Information shown |
-----

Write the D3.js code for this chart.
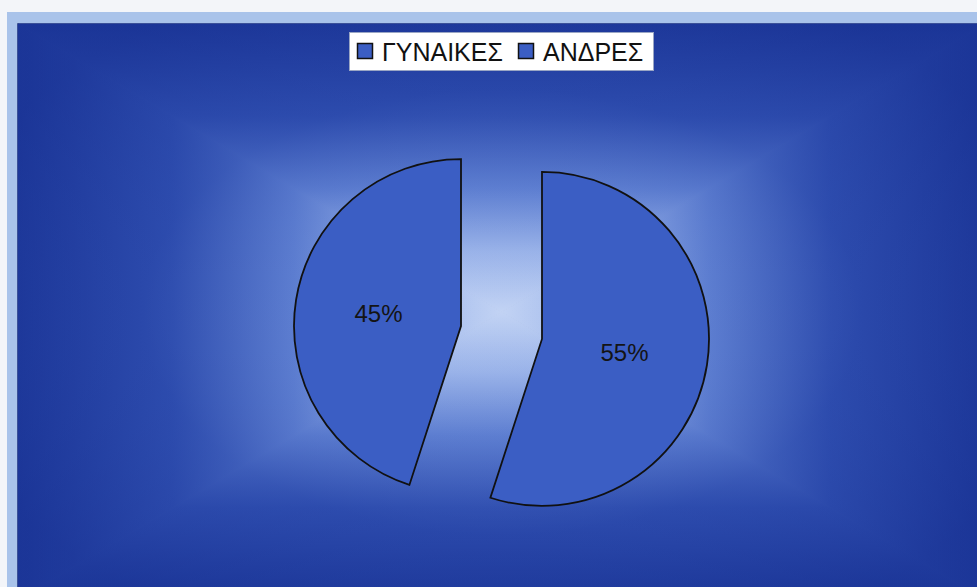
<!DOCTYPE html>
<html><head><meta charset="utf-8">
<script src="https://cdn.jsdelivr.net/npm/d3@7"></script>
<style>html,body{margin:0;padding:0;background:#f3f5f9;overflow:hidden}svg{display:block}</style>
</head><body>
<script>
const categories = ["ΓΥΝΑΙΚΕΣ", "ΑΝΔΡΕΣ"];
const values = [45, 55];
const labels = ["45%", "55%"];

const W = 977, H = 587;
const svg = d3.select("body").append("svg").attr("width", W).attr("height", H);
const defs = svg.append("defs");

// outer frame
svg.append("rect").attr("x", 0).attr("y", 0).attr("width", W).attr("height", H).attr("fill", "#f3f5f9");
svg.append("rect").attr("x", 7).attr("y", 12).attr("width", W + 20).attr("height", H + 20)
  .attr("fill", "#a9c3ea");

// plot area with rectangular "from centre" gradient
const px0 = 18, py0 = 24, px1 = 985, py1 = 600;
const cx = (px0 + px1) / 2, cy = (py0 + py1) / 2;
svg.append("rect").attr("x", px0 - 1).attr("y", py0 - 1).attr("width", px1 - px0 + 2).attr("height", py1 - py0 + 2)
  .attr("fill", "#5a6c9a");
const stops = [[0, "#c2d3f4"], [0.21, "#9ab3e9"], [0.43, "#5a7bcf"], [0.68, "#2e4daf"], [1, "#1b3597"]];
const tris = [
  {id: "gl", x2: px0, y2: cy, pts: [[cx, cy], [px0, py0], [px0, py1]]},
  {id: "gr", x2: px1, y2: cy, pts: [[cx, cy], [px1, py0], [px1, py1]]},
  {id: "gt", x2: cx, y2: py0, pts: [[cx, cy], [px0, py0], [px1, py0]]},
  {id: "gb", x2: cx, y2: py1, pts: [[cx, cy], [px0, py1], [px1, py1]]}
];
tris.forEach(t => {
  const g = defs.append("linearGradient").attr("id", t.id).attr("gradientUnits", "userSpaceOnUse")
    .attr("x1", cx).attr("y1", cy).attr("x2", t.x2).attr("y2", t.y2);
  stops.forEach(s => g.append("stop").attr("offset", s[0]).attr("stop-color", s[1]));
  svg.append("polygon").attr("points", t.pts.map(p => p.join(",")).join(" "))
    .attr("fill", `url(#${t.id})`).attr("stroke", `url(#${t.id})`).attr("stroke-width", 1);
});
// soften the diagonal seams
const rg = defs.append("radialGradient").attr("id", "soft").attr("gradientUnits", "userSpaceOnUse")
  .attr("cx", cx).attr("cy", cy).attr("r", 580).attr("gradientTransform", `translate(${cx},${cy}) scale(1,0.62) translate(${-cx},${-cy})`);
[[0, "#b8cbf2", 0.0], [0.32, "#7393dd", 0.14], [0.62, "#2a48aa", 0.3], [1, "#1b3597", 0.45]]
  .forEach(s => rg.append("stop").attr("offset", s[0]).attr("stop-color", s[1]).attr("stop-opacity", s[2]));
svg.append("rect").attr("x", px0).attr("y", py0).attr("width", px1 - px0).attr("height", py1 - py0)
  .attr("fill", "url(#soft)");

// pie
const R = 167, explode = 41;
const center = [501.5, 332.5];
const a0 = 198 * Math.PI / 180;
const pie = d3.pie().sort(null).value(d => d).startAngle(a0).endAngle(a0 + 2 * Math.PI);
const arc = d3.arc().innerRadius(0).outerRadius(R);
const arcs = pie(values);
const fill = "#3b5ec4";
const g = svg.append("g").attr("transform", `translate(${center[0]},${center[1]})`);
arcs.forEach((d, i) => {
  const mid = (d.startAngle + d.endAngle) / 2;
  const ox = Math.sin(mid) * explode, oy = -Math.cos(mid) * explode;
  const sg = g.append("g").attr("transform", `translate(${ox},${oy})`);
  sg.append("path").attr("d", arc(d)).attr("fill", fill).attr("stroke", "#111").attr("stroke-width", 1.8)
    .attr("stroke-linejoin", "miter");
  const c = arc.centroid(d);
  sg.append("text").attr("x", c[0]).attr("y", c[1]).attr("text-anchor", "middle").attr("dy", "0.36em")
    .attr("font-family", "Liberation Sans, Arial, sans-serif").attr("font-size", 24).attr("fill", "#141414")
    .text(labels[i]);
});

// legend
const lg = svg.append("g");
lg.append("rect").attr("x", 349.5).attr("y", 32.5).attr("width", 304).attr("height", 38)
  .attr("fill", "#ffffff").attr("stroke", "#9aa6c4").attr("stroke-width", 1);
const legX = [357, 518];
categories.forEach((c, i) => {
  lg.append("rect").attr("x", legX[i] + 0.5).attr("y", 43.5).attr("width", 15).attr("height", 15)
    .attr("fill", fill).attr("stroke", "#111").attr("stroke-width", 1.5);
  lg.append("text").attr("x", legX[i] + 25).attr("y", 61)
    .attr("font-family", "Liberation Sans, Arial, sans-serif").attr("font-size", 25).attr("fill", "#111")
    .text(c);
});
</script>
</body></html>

-----

What the task requires |
Repeat the listing verbatim. Skip the pictures.

Task output |
Write the D3.js code for this chart.
<!DOCTYPE html>
<html><head><meta charset="utf-8">
<script src="https://cdn.jsdelivr.net/npm/d3@7"></script>
<style>html,body{margin:0;padding:0;background:#f3f5f9;overflow:hidden}svg{display:block}</style>
</head><body>
<script>
const categories = ["ΓΥΝΑΙΚΕΣ", "ΑΝΔΡΕΣ"];
const values = [45, 55];
const labels = ["45%", "55%"];

const W = 977, H = 587;
const svg = d3.select("body").append("svg").attr("width", W).attr("height", H);
const defs = svg.append("defs");

// outer frame
svg.append("rect").attr("x", 0).attr("y", 0).attr("width", W).attr("height", H).attr("fill", "#f3f5f9");
svg.append("rect").attr("x", 7).attr("y", 12).attr("width", W + 20).attr("height", H + 20)
  .attr("fill", "#a9c3ea");

// plot area with rectangular "from centre" gradient
const px0 = 18, py0 = 24, px1 = 985, py1 = 600;
const cx = (px0 + px1) / 2, cy = (py0 + py1) / 2;
svg.append("rect").attr("x", px0 - 1).attr("y", py0 - 1).attr("width", px1 - px0 + 2).attr("height", py1 - py0 + 2)
  .attr("fill", "#5a6c9a");
const stops = [[0, "#c2d3f4"], [0.21, "#9ab3e9"], [0.43, "#5a7bcf"], [0.68, "#2e4daf"], [1, "#1b3597"]];
const tris = [
  {id: "gl", x2: px0, y2: cy, pts: [[cx, cy], [px0, py0], [px0, py1]]},
  {id: "gr", x2: px1, y2: cy, pts: [[cx, cy], [px1, py0], [px1, py1]]},
  {id: "gt", x2: cx, y2: py0, pts: [[cx, cy], [px0, py0], [px1, py0]]},
  {id: "gb", x2: cx, y2: py1, pts: [[cx, cy], [px0, py1], [px1, py1]]}
];
tris.forEach(t => {
  const g = defs.append("linearGradient").attr("id", t.id).attr("gradientUnits", "userSpaceOnUse")
    .attr("x1", cx).attr("y1", cy).attr("x2", t.x2).attr("y2", t.y2);
  stops.forEach(s => g.append("stop").attr("offset", s[0]).attr("stop-color", s[1]));
  svg.append("polygon").attr("points", t.pts.map(p => p.join(",")).join(" "))
    .attr("fill", `url(#${t.id})`).attr("stroke", `url(#${t.id})`).attr("stroke-width", 1);
});
// soften the diagonal seams
const rg = defs.append("radialGradient").attr("id", "soft").attr("gradientUnits", "userSpaceOnUse")
  .attr("cx", cx).attr("cy", cy).attr("r", 580).attr("gradientTransform", `translate(${cx},${cy}) scale(1,0.62) translate(${-cx},${-cy})`);
[[0, "#b8cbf2", 0.0], [0.32, "#7393dd", 0.14], [0.62, "#2a48aa", 0.3], [1, "#1b3597", 0.45]]
  .forEach(s => rg.append("stop").attr("offset", s[0]).attr("stop-color", s[1]).attr("stop-opacity", s[2]));
svg.append("rect").attr("x", px0).attr("y", py0).attr("width", px1 - px0).attr("height", py1 - py0)
  .attr("fill", "url(#soft)");

// pie
const R = 167, explode = 41;
const center = [501.5, 332.5];
const a0 = 198 * Math.PI / 180;
const pie = d3.pie().sort(null).value(d => d).startAngle(a0).endAngle(a0 + 2 * Math.PI);
const arc = d3.arc().innerRadius(0).outerRadius(R);
const arcs = pie(values);
const fill = "#3b5ec4";
const g = svg.append("g").attr("transform", `translate(${center[0]},${center[1]})`);
arcs.forEach((d, i) => {
  const mid = (d.startAngle + d.endAngle) / 2;
  const ox = Math.sin(mid) * explode, oy = -Math.cos(mid) * explode;
  const sg = g.append("g").attr("transform", `translate(${ox},${oy})`);
  sg.append("path").attr("d", arc(d)).attr("fill", fill).attr("stroke", "#111").attr("stroke-width", 1.8)
    .attr("stroke-linejoin", "miter");
  const c = arc.centroid(d);
  sg.append("text").attr("x", c[0]).attr("y", c[1]).attr("text-anchor", "middle").attr("dy", "0.36em")
    .attr("font-family", "Liberation Sans, Arial, sans-serif").attr("font-size", 24).attr("fill", "#141414")
    .text(labels[i]);
});

// legend
const lg = svg.append("g");
lg.append("rect").attr("x", 349.5).attr("y", 32.5).attr("width", 304).attr("height", 38)
  .attr("fill", "#ffffff").attr("stroke", "#9aa6c4").attr("stroke-width", 1);
const legX = [357, 518];
categories.forEach((c, i) => {
  lg.append("rect").attr("x", legX[i] + 0.5).attr("y", 43.5).attr("width", 15).attr("height", 15)
    .attr("fill", fill).attr("stroke", "#111").attr("stroke-width", 1.5);
  lg.append("text").attr("x", legX[i] + 25).attr("y", 61)
    .attr("font-family", "Liberation Sans, Arial, sans-serif").attr("font-size", 25).attr("fill", "#111")
    .text(c);
});
</script>
</body></html>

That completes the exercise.